* The input
_ _ _ _ _ _ _
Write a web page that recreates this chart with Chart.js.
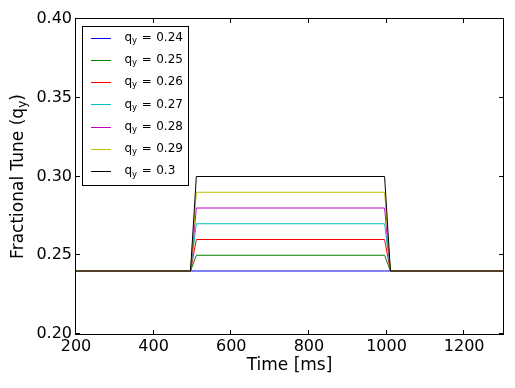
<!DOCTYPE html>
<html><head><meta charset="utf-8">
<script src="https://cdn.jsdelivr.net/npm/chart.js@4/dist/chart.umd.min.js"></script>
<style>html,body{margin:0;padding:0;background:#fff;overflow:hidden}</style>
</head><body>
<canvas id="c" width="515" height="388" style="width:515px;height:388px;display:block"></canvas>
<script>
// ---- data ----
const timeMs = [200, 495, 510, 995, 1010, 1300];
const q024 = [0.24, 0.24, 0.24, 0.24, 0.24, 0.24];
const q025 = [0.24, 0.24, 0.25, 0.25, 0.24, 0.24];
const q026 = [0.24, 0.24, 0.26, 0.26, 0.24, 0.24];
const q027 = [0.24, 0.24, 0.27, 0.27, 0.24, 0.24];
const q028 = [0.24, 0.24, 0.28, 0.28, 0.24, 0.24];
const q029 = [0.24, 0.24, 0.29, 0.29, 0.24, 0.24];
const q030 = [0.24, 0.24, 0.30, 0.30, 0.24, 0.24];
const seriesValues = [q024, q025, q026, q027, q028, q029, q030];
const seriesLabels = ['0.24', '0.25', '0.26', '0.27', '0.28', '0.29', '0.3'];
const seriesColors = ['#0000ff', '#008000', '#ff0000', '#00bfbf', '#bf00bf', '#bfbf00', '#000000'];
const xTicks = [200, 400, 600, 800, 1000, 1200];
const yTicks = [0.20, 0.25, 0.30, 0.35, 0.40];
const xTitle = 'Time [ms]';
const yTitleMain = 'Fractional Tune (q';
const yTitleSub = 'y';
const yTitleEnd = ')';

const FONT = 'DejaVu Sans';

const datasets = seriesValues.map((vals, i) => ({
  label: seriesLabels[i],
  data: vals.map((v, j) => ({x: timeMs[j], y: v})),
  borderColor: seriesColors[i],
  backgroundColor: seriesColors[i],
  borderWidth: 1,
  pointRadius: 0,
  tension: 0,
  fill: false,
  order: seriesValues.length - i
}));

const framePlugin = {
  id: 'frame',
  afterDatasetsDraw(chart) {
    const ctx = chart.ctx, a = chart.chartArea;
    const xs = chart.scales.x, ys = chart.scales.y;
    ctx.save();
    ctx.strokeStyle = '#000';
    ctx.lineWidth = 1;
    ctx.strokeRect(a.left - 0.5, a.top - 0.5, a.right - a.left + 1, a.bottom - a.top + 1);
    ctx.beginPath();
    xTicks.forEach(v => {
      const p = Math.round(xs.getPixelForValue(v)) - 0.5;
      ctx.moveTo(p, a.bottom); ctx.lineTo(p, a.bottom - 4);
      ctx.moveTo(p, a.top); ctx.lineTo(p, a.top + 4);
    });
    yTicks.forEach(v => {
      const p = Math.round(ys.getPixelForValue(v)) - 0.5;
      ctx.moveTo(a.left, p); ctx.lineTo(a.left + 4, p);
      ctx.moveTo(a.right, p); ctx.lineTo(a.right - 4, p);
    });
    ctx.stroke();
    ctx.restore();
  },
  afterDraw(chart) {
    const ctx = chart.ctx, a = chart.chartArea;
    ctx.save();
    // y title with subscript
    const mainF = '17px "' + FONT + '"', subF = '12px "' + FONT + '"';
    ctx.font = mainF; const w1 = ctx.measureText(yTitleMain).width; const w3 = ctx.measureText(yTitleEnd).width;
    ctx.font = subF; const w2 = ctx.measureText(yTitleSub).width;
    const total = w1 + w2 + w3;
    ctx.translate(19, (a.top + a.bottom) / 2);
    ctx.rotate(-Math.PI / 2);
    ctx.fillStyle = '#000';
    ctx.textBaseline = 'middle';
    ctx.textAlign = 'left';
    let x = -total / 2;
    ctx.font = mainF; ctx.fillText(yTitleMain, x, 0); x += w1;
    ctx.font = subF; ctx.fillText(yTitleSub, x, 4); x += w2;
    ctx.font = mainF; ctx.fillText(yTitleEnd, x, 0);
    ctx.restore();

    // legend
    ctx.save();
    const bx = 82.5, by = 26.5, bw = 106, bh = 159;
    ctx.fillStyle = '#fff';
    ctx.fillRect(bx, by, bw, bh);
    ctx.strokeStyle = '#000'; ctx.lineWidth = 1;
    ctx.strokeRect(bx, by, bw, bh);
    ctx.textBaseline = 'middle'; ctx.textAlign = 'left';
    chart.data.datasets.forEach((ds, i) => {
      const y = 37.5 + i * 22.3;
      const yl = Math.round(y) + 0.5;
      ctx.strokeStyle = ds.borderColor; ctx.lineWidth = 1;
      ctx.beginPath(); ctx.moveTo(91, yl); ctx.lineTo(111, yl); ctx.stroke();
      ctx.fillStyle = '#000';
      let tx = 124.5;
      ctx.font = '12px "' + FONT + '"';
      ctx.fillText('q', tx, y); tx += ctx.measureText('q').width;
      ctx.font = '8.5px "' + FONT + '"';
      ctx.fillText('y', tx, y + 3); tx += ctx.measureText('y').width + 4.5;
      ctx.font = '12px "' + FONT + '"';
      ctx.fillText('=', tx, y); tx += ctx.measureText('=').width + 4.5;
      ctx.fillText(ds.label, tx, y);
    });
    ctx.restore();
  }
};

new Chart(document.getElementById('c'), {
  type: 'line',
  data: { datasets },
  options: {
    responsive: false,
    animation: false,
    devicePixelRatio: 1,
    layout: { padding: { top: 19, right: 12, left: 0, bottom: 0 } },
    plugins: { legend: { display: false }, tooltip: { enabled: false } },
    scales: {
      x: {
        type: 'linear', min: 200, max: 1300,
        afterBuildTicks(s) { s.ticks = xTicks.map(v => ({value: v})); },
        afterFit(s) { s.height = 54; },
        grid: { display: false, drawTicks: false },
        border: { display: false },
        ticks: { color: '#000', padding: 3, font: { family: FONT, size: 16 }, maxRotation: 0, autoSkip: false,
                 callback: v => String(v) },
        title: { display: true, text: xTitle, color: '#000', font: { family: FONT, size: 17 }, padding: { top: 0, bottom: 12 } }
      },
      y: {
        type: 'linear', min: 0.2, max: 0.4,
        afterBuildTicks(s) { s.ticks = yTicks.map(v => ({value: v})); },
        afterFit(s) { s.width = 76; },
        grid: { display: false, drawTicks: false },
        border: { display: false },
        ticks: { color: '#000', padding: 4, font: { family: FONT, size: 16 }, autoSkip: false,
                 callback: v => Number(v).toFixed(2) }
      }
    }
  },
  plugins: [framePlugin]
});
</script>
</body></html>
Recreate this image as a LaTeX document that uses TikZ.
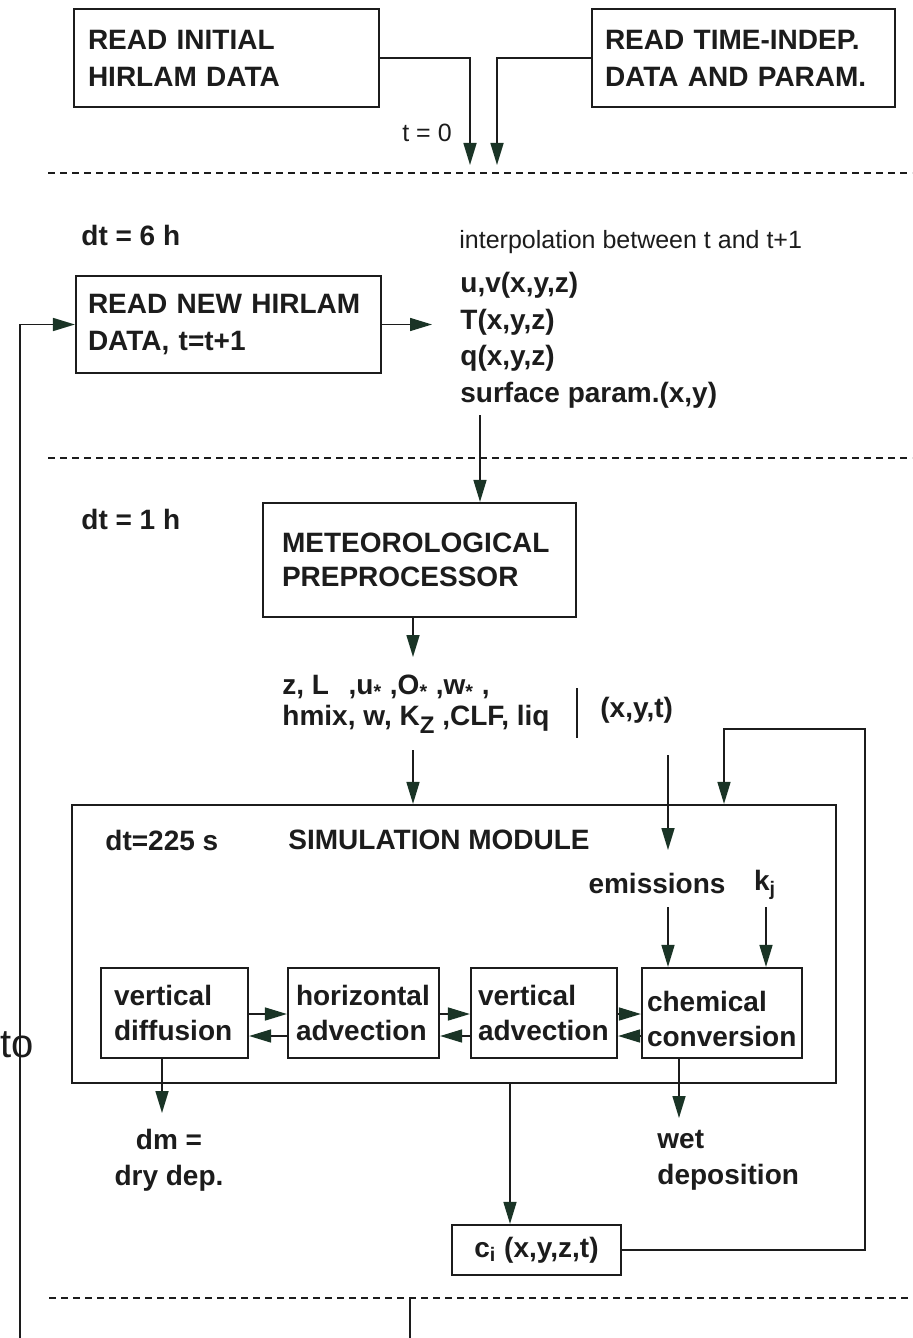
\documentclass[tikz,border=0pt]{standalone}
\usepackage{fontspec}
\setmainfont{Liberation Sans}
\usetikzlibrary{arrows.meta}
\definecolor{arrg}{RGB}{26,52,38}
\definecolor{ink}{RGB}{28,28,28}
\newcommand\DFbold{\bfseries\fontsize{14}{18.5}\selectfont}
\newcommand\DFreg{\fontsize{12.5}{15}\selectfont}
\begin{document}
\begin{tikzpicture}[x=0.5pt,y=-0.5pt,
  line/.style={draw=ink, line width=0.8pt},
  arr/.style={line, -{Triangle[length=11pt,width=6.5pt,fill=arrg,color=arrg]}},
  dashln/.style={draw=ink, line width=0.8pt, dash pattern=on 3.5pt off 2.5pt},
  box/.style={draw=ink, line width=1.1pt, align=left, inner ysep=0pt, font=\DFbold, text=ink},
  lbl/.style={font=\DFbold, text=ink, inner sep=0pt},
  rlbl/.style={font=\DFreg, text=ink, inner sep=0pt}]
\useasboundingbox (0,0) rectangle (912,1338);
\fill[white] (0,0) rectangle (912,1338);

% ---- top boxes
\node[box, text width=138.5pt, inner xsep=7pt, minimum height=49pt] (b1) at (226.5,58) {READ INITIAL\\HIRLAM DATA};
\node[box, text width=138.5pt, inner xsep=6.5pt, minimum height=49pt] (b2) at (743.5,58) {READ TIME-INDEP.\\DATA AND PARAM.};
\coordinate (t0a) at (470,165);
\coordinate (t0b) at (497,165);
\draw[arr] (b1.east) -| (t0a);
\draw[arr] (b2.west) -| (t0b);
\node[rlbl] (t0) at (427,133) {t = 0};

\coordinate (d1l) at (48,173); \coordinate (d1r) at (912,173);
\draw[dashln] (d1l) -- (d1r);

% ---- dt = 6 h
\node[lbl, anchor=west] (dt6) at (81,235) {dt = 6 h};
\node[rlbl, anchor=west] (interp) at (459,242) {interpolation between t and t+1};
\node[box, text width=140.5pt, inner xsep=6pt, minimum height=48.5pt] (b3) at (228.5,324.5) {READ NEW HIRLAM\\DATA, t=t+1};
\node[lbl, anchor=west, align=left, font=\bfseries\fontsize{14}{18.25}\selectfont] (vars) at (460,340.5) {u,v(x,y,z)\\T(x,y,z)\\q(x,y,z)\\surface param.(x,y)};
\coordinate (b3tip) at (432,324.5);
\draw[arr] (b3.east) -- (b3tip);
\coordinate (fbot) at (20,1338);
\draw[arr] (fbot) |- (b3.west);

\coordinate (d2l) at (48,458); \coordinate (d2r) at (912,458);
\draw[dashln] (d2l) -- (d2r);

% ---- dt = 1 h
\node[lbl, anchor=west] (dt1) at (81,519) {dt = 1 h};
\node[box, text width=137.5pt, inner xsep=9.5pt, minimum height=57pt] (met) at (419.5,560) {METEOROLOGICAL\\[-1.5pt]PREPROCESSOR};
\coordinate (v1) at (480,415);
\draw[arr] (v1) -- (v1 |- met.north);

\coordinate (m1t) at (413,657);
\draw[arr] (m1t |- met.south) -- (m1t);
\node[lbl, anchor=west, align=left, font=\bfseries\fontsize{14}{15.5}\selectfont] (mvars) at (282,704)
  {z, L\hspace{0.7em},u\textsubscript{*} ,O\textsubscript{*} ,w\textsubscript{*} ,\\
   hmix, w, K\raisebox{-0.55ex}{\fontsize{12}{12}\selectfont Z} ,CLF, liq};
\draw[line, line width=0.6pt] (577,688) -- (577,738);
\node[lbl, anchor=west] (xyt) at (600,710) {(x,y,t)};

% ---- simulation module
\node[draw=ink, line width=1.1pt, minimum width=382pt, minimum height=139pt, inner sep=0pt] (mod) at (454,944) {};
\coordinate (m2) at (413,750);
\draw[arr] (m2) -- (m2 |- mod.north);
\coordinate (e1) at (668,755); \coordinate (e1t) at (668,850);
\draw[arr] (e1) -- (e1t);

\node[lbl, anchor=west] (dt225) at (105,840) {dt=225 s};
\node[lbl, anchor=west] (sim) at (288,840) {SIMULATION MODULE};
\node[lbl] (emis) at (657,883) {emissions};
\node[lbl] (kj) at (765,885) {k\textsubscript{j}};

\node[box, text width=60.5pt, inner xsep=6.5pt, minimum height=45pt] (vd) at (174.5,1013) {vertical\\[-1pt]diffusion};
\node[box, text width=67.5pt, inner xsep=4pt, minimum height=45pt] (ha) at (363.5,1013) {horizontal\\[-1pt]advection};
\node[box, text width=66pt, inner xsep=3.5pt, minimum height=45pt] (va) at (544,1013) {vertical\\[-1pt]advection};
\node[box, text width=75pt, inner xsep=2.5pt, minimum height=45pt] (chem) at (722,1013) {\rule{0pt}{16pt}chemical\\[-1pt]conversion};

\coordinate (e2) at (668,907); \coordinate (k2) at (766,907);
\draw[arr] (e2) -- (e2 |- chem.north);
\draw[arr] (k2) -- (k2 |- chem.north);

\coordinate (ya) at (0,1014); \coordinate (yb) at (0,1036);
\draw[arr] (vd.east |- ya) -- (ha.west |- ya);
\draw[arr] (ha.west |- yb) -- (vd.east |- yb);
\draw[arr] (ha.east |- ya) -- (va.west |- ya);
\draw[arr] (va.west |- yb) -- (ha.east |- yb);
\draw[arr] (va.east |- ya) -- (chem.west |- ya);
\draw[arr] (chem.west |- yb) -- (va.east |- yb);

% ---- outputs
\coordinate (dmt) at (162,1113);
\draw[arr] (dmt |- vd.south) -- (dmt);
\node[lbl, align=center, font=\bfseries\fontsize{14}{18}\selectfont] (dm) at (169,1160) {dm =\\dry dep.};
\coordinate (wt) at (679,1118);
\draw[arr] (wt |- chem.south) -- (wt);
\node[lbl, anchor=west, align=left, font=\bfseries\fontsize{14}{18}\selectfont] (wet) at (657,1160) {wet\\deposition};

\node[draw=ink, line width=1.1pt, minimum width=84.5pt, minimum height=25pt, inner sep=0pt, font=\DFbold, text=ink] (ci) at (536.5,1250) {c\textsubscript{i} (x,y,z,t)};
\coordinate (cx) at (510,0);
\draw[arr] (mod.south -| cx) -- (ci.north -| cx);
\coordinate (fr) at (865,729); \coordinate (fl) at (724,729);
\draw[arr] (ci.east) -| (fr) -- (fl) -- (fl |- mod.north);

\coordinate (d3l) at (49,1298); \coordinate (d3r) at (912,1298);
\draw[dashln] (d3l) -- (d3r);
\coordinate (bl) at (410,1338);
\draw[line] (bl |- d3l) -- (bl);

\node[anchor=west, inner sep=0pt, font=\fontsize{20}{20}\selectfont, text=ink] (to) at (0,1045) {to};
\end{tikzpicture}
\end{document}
_ _ _ _ _ _ _
* Challenge
Identify the lines that hold the word "with". Copy every one of them.

* Answer to the problem
Write a web page that recreates this chart with Chart.js.
    // y title with subscript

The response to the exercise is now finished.